The world sugar market is poised for a larger surplus than previously expected in the 2017/18 season, likely followed by another year of oversupply, a Reuters survey of 12 traders and analysts showed.
* "Perspective for sugar remains heavy for now with large production prospects, leading to growing stocks and a subsequent increase in export availability, or a decrease in imports. This will ultimately lower the range," Sucres and Denrees Group (Sucden) said in a quarterly report.
* March white sugar rose $0.80, or 0.2 percent, to $356.40 per tonne.
* India's sugar output is likely to jump 33 percent from a year ago to 27 million tonnes in the 2017/18 marketing year, giving the world's second-biggest producer enough surplus for overseas sales, Rahil Shaikh, managing director of ED&F Man India, said on Friday.
* March London cocoa rose 17 pounds or 1.2 percent to 1,425 pounds a tonne.
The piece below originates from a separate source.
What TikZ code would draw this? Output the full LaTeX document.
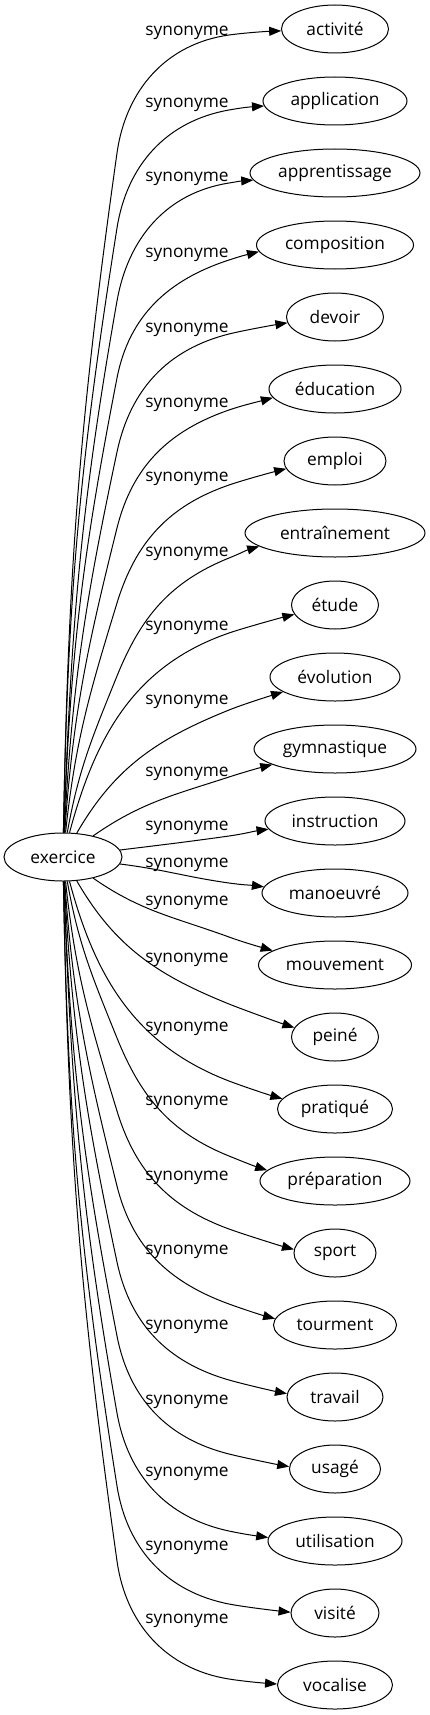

Prices have risen around 100 pounds from a low last week of 1,329 pounds.
* Dealers said the market had been supported by technically-driven buying and a diminished crop outlook in Ghana following dry weather.
* Overall supplies, however, remain ample.
* "Despite strong grinding numbers, especially in Europe, a record 2016/17 West African season and a strong start to the ongoing 2017/18 season will keep markets well-supplied and prevent a significant move higher," BMI Research said in a report on Friday.
* March New York cocoa climbed $18, or 0.9 percent, to $2,035 a tonne.
* March arabica coffee fell 0.85 cents, or 0.7 percent, to $1.2055 per lb.
* Honduran coffee exports grew 32 percent in January compared with the same month last year as delayed December shipments were released following a disputed election that provoked highway blockades, national coffee institute IHCAFE said on Thursday.